# What is needed
List the lines of this listing that hold the word "chart".

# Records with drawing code
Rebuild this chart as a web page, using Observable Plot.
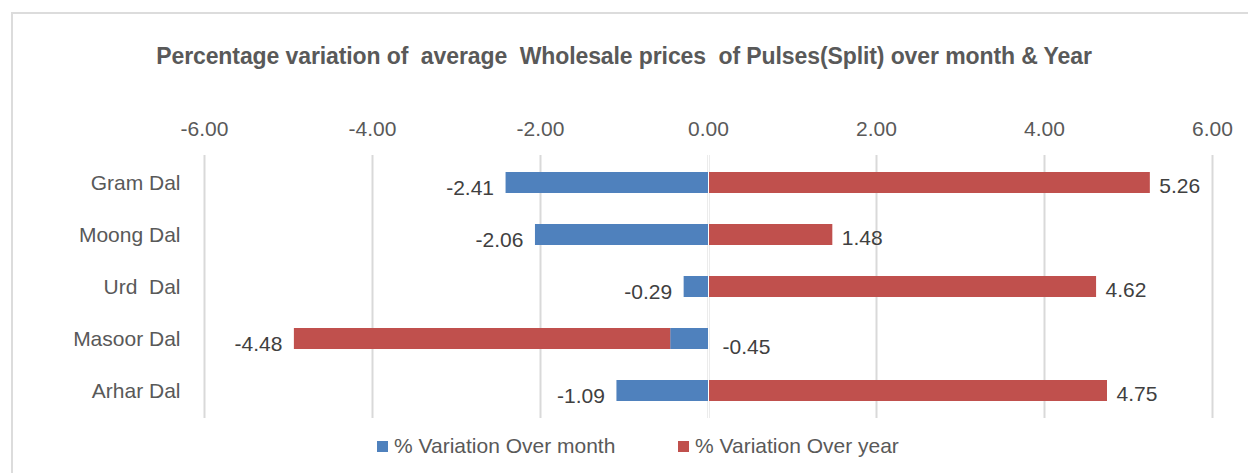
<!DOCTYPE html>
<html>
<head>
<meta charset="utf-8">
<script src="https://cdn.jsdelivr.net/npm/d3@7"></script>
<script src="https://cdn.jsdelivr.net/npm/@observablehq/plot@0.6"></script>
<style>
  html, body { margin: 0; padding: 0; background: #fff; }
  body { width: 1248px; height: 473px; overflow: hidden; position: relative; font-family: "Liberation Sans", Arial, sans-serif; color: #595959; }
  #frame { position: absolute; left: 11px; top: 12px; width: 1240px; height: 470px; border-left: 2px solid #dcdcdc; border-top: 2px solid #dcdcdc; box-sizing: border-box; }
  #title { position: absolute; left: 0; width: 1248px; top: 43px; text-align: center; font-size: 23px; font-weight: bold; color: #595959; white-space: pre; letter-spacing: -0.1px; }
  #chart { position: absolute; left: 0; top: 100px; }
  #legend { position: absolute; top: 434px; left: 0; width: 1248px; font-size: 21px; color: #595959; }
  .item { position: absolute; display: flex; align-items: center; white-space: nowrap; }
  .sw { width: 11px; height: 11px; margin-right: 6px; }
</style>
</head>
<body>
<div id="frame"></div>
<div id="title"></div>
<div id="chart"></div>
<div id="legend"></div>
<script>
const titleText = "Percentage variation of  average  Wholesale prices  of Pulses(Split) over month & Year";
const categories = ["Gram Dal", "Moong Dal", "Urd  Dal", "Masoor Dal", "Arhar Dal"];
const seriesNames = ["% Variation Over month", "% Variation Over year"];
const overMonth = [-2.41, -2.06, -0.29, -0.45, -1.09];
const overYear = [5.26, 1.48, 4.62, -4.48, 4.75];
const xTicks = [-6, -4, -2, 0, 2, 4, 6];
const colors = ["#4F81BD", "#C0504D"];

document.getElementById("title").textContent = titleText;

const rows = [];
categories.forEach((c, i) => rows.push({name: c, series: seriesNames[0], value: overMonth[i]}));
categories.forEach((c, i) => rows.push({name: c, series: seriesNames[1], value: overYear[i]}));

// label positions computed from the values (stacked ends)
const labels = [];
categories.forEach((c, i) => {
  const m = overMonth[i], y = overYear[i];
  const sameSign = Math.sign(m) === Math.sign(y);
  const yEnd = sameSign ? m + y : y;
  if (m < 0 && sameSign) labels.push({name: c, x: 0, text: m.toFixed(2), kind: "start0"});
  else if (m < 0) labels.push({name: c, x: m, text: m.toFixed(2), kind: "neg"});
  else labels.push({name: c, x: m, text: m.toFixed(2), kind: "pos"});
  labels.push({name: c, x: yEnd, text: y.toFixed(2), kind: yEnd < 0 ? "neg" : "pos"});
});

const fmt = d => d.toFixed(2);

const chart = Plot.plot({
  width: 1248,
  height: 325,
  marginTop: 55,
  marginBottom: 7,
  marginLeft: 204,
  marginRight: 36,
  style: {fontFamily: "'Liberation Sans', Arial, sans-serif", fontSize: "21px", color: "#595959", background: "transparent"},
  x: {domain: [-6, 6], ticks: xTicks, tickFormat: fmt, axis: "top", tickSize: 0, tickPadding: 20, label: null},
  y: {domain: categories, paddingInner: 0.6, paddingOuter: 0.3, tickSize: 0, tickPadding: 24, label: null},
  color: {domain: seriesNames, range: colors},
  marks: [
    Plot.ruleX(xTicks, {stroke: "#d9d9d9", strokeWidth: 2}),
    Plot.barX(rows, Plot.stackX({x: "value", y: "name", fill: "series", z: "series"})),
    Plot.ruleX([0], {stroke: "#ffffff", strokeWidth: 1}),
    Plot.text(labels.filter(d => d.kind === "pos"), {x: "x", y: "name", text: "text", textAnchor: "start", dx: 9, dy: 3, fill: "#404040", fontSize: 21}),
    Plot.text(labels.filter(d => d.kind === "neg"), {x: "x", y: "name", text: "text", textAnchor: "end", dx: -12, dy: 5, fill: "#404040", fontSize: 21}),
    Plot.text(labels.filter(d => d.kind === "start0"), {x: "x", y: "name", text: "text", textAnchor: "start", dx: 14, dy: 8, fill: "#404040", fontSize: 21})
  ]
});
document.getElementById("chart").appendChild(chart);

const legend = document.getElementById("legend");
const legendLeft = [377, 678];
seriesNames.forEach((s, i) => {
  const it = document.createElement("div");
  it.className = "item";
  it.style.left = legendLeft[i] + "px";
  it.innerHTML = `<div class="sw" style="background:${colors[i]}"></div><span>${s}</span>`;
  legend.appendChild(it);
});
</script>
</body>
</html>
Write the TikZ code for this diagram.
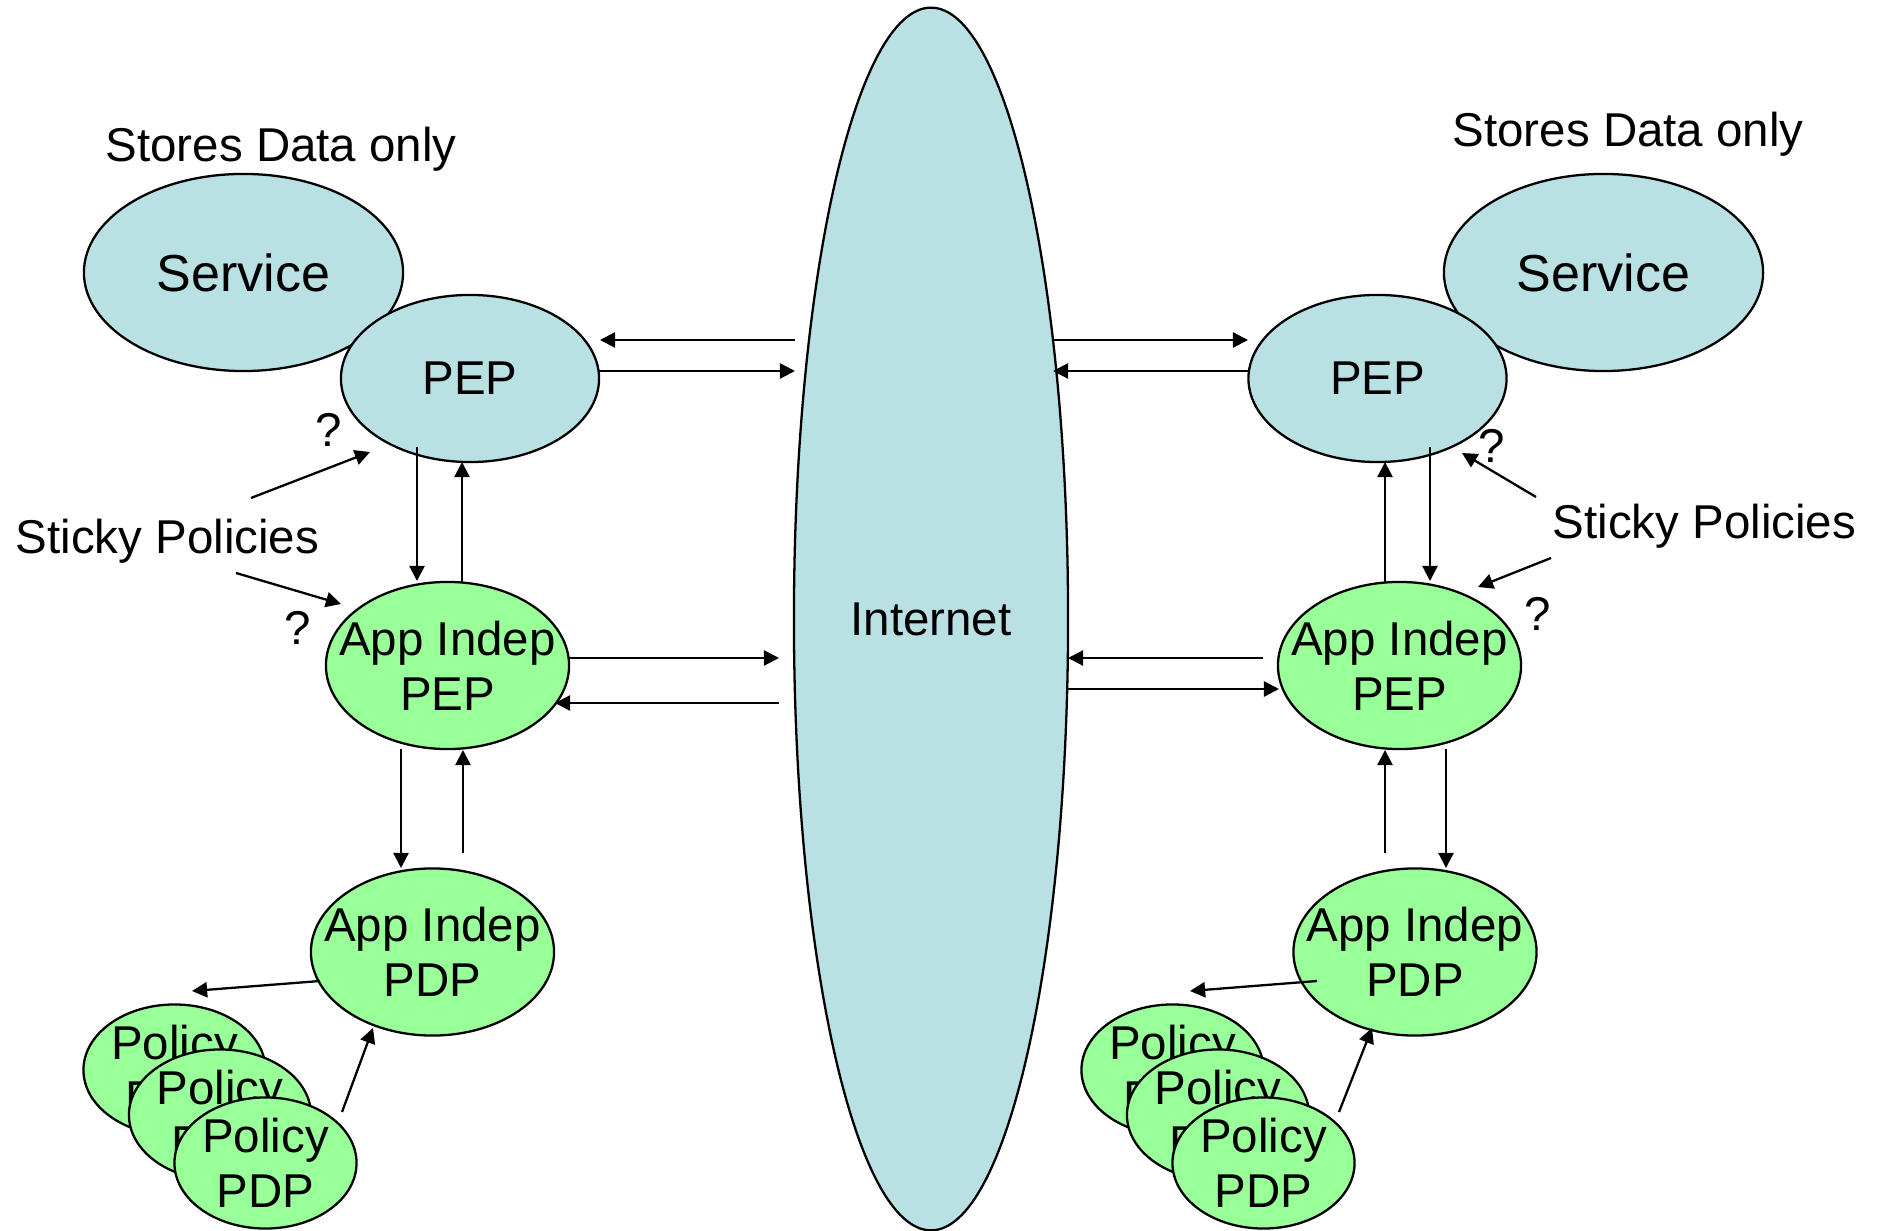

# Problem solution
Rebuild this chart as a web page, using Observable Plot.
  #chart { position: absolute; left: 0; top: 100px; }
<div id="chart"></div>
const chart = Plot.plot({
document.getElementById("chart").appendChild(chart);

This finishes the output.